Un efecto perturbador de esta continuidad canónica desde las instituciones es cómo se han excluido las voces poéticas de las mujeres y de otras comunidades minoritarias y/o étnicas. Si bien en los años ochenta comenzamos a notar la presencia de voces femeninas en las antologías y, la construcción de un discurso y de una genealogía de la escritura femenina —gracias principalmente a Chiqui Vicioso y Ángela Hernández—, su inclusión es limitada y fijada siempre en la voz patriótica de Salomé Ureña y en la figura femenina única de la poesía sorprendida: Aída Cartagena Portalatín. Reitero que los esfuerzos desde el centro literario (institucionalizado) han sido lentos en incorporar las voces diversas de la poesía dominicana de los últimos veinticinco años y en enfatizar una escritura femenina arraigada a una tradición literaria de mujeres, que apenas comienza a ser rescatada. Muchos factores intervienen en la falta de revisión del canon, como la ausencia de programas de grado y doctorado en literatura dominicana y las condiciones precarias de las bibliotecas y del profesorado universitario en aquellas universidades dominicanas que cuentan con departamentos de español, lengua y literatura. Los estudios dominicanos han avanzado gracias a la alta representación demográfica de esta población en los Estados Unidos y, por esta razón, ha crecido el interés de las universidades y sus departamentos de español por comprender la cultura y la literatura de la República Dominicana.
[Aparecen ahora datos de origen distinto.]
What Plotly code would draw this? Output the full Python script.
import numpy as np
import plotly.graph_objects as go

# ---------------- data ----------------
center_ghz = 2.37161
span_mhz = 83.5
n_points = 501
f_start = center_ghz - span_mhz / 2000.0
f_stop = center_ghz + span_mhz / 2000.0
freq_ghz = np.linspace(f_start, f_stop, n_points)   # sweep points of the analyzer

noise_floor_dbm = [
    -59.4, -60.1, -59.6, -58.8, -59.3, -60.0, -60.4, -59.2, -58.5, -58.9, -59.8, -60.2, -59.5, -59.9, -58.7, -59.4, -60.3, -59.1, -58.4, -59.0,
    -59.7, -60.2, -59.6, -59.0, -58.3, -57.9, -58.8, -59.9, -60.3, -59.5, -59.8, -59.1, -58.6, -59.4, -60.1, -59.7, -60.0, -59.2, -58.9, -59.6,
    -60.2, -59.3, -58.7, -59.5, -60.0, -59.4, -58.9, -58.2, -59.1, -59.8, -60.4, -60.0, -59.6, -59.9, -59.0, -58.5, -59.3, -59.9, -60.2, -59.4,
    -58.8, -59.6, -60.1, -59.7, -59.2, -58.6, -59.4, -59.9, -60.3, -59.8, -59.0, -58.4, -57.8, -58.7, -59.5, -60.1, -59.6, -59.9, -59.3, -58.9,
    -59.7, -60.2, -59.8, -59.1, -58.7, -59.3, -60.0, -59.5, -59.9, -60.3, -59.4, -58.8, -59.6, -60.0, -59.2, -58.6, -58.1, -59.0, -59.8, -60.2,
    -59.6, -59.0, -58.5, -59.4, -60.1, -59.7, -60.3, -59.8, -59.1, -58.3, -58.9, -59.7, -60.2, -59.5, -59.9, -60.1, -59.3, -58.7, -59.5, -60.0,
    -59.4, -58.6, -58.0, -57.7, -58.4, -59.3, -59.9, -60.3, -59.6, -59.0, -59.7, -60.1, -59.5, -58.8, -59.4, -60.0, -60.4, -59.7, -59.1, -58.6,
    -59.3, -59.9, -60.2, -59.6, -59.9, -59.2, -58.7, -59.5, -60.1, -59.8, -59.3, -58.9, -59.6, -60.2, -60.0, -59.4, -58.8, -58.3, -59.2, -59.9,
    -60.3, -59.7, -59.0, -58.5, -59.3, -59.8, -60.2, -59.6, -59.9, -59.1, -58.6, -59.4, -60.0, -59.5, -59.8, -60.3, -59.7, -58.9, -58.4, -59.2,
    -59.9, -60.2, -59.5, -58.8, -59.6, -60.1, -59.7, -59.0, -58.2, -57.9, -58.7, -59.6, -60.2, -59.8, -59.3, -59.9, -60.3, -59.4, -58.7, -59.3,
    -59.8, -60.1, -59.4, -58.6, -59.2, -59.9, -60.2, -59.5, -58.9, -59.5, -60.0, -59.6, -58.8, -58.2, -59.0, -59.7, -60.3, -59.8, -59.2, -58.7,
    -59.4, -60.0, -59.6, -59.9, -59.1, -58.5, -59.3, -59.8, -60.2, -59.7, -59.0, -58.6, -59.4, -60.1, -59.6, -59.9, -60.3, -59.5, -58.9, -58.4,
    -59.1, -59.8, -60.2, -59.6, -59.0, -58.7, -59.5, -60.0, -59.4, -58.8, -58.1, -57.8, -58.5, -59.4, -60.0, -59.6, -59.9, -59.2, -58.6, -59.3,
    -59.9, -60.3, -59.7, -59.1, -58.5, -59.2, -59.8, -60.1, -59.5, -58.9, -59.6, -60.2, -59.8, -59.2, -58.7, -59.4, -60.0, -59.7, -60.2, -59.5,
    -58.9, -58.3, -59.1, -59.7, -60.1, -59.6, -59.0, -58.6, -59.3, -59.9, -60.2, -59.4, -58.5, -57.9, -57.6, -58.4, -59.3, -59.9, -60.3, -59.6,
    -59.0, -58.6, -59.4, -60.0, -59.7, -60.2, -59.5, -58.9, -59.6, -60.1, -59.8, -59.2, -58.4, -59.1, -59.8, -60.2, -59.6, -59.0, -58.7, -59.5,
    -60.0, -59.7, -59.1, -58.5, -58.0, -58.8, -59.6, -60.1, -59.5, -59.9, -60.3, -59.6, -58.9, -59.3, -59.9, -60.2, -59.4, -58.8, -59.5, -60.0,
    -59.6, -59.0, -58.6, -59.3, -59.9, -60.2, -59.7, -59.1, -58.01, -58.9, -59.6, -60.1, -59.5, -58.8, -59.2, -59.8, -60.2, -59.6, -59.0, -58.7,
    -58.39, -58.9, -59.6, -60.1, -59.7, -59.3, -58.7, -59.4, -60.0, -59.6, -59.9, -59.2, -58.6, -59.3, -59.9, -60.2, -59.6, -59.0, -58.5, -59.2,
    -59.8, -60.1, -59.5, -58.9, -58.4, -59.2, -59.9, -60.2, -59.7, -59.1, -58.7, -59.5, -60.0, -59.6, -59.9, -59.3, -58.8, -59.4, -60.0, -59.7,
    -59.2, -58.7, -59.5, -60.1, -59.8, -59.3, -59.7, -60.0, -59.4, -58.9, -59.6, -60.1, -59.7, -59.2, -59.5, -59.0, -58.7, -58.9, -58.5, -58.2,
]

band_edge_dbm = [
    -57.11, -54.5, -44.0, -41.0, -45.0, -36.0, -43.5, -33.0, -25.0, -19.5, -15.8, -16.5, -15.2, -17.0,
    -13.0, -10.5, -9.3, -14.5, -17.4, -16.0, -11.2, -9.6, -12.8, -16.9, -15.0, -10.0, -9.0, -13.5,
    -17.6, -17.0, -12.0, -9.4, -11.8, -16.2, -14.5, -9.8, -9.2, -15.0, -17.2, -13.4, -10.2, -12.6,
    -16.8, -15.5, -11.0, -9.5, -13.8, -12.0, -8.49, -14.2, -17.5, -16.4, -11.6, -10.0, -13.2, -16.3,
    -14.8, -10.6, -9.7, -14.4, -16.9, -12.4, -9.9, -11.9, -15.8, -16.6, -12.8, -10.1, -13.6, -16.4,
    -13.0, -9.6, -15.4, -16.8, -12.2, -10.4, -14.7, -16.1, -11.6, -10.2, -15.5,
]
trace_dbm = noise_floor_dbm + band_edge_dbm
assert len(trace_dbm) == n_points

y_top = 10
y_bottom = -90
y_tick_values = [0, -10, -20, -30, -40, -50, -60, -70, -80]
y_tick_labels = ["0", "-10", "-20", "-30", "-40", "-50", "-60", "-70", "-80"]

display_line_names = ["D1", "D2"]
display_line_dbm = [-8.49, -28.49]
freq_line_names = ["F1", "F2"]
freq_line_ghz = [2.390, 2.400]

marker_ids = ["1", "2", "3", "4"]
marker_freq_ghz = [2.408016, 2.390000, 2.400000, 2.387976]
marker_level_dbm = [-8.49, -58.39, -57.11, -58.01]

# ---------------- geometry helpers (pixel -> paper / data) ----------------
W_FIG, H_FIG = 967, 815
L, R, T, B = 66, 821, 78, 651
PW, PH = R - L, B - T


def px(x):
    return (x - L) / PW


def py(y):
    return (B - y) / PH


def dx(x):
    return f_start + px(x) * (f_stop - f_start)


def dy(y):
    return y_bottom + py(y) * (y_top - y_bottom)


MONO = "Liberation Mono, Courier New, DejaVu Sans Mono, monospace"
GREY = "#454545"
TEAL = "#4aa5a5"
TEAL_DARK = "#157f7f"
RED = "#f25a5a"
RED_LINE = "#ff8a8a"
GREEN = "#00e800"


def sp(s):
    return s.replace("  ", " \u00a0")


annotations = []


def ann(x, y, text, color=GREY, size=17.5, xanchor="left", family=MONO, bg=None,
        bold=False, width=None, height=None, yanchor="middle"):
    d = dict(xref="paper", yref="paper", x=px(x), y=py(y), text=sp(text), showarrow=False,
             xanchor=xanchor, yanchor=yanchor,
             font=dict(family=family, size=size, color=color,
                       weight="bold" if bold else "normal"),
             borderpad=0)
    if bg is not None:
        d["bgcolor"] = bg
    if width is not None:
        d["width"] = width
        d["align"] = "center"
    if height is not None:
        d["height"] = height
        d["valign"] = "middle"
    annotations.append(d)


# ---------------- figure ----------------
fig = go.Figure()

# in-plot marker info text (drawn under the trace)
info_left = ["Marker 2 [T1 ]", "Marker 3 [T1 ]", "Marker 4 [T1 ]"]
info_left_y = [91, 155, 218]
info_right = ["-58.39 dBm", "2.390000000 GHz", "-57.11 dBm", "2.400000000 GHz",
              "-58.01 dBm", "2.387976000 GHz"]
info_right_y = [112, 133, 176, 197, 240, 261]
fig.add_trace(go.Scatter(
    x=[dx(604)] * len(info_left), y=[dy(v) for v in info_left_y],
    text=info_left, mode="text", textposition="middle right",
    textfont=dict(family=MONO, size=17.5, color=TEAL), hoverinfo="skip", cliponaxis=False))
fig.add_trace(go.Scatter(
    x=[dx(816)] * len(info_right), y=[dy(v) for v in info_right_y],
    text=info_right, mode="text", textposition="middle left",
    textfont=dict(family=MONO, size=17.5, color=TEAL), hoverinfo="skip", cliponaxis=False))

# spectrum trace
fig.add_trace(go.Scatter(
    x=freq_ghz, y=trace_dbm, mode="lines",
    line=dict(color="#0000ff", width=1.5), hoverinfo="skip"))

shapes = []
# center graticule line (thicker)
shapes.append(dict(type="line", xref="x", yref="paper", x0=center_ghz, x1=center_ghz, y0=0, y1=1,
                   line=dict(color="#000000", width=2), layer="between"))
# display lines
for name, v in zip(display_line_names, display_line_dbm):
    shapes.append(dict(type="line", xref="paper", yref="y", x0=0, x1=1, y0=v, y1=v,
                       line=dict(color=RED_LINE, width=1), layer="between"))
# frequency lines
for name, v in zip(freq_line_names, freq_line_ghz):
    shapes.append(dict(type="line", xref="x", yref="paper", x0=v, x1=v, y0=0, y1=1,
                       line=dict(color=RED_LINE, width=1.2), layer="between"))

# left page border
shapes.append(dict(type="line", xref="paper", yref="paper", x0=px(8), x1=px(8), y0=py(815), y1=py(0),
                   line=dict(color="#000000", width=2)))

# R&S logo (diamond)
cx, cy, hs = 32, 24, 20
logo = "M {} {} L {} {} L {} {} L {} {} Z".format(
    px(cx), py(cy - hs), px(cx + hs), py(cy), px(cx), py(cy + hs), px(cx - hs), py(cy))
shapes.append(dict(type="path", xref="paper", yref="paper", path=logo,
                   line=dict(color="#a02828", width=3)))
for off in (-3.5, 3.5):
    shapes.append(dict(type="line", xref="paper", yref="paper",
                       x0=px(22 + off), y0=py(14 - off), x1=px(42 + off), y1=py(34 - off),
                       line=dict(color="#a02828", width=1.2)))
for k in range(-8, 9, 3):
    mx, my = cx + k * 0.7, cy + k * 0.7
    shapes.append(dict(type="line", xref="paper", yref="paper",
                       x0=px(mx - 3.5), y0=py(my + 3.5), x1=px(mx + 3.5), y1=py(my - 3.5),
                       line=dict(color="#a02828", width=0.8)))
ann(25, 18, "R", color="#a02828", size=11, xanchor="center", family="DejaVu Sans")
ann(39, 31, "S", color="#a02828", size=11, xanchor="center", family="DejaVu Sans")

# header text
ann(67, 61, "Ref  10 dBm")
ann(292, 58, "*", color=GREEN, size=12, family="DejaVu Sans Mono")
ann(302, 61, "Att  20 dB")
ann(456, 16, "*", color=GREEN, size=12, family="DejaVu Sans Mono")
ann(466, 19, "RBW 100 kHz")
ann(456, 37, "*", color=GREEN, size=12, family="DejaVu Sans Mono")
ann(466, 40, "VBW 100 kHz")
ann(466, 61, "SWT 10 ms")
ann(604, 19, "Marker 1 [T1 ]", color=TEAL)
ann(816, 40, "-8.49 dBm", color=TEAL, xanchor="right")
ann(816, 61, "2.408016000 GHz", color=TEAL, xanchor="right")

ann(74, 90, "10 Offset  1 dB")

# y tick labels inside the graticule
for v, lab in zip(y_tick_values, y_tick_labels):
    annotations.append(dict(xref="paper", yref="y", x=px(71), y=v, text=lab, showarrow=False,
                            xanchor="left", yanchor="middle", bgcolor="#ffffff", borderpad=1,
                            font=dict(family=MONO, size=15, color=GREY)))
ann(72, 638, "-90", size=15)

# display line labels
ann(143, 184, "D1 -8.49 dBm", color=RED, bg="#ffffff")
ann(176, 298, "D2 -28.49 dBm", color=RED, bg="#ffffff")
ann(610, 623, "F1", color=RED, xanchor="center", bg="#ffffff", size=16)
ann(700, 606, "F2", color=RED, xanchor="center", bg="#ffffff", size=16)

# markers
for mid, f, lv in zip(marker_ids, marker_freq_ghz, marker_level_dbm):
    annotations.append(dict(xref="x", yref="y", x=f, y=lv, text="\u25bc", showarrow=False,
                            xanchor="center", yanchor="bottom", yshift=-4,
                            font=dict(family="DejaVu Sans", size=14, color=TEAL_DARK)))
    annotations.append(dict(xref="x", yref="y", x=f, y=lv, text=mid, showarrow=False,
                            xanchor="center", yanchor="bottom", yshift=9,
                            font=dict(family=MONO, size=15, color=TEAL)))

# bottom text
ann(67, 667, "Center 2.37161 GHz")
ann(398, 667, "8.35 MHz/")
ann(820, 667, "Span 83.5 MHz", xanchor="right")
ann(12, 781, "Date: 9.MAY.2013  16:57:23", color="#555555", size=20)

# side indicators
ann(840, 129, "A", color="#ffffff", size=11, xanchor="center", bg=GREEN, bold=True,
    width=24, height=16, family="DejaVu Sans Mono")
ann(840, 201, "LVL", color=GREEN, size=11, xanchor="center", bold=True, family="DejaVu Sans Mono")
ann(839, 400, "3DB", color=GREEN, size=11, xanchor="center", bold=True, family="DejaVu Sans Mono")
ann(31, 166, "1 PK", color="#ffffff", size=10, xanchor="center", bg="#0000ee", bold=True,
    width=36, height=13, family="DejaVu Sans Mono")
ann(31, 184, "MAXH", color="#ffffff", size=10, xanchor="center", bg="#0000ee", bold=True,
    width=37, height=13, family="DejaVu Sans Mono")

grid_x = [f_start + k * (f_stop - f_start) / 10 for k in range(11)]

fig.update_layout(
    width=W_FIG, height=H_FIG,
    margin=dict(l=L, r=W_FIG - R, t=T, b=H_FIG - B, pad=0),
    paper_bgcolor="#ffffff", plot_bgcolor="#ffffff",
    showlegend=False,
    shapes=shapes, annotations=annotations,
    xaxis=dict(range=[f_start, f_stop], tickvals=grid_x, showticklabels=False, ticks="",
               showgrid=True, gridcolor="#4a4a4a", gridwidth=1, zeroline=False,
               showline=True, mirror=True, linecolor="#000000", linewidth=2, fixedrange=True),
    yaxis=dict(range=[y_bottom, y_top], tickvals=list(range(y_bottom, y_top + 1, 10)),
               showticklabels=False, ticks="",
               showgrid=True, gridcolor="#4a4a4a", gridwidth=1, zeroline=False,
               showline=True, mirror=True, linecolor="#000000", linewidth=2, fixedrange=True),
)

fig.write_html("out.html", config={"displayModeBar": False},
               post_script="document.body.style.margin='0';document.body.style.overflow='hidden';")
En acuerdo con Manuel García Cartagena, la crítica literaria dominicana ha trabajado lentamente en dar sentido a la producción poética de las últimas dos décadas donde los gustos personales han prevalecido por encima del pensar hermenéutico. De aquí que pensadores y críticos que piensan la literatura dominicana, desde otros centros y academias, enfaticen sus procesos metodológicos de selección para evitar la subjetividad y promover la «agenda» personal (García Cartagena, 33).

La crítica literaria local analiza y responde la mayoría de las veces, 1) a una ansiedad de comparación o a la percepción de una literatura deficitaria; 2) al concepto de ruptura para explicar los movimientos literarios del siglo xx y la inclinación de la poesía dominicana por una estética de las vanguardias; y 3) a una crítica institucionalizada que promueve la permanencia de un canon vigente desde la dictadura de Trujillo y que sistemáticamente excluye a las mujeres escritoras y poetas. La crítica de otros espacios geopolíticos fuera de la isla responde y produce discursos hermenéuticos que han resultado, en muchas ocasiones, incómodos y desafiantes para las comunidades de lectores del territorio.
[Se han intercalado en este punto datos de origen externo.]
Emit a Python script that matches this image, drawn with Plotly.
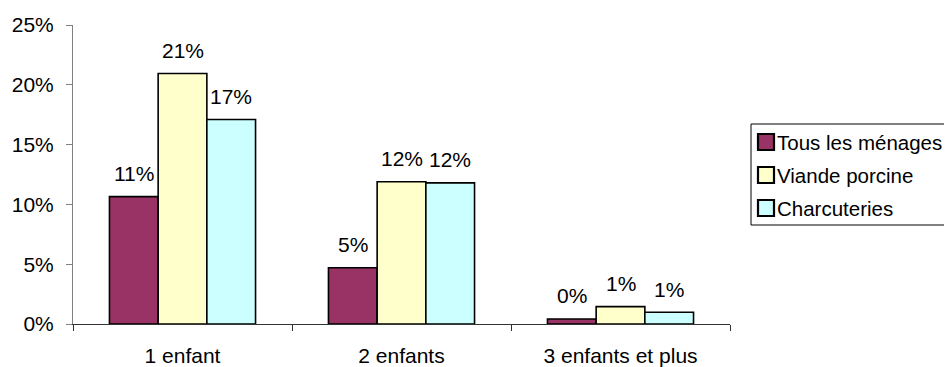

A pesar de una cierta parcialidad para la profundización de los fenómenos literarios más actuales y de los efectos de la globalización en la escritura de los más jóvenes, en la última década se han publicado cuatro antologías que presentan las panorámicas más completas de la poesía de los últimos veinticinco años: «A la garata con puño»: muestra de la poesía dominicana actual, de Ariadna Vásquez, publicada en 2012 por Punto de Partida, la revista de los estudiantes universitarios de la Dirección de Literatura de la UNAM; Indómita & brava. Poesía dominicana 1960-2010, de García Cartagena), publicada en el 2017; Isla Escrita. Antología de la poesía de Cuba, Puerto Rico y República Dominicana, de Néstor Rodríguez, publicada en el 2018; No creo que yo esté aquí de más. Antología de poetas dominicanas 1932-1987, de Rosa Silverio, publicada en el 2018; y Conjugar el verbo arena. Poesía dominicana actual, de Verónica Aranda, publicada en el 2019.
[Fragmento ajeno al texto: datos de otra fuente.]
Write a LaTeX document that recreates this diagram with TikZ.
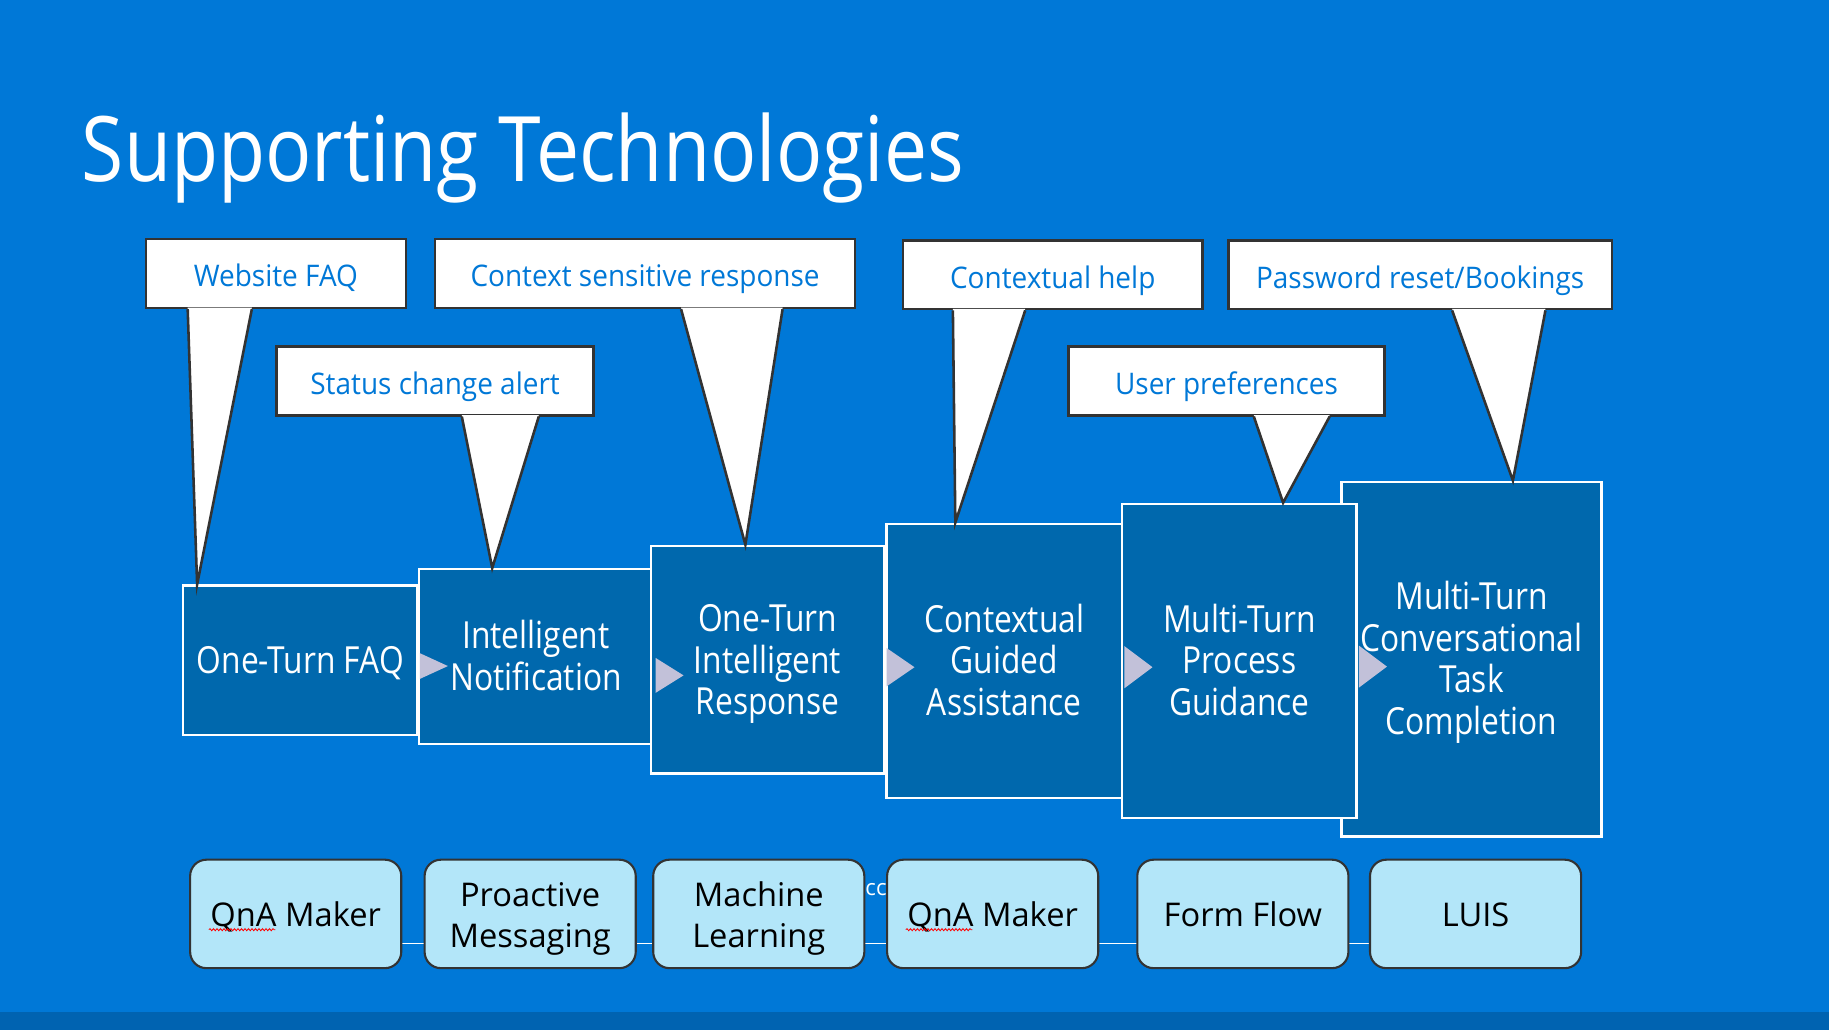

Las antologías mencionadas trazan líneas comunes: las transformaciones sociales y urbanas de la sociedad dominicana están revestidas por el consumo y un crecimiento económico que irá abismando la desigualdad social: la presencia inevitable y desgarradora del capitalismo y la modernidad. Los estudios introductorios de estas antologías listan las nuevas formas literarias, las expresiones poéticas a través de la música, el performance, el escenario de la ciudad, la escritura desde el margen o desde una «conciencia de margen» (Aranda, 11). Falta aún profundizar en la proliferación de las voces femeninas en las dos décadas del siglo xxi y en las astucias de las políticas dominicanas que rehúsan la revisión y que continúan sustentando un sistema patriarcal modelado en valores patrios, concepciones católicas y tradicionales de la familia, cómo señala Cañete Quezada, «La sociedad en general se ve condicionada por un patrón de conducta sexual prácticamente inalterable» (49). Las poetas en su diversidad reaccionan, escriben, cantan, gritan y gesticulan sus pensamientos ante un sistema que continuamente las oprime.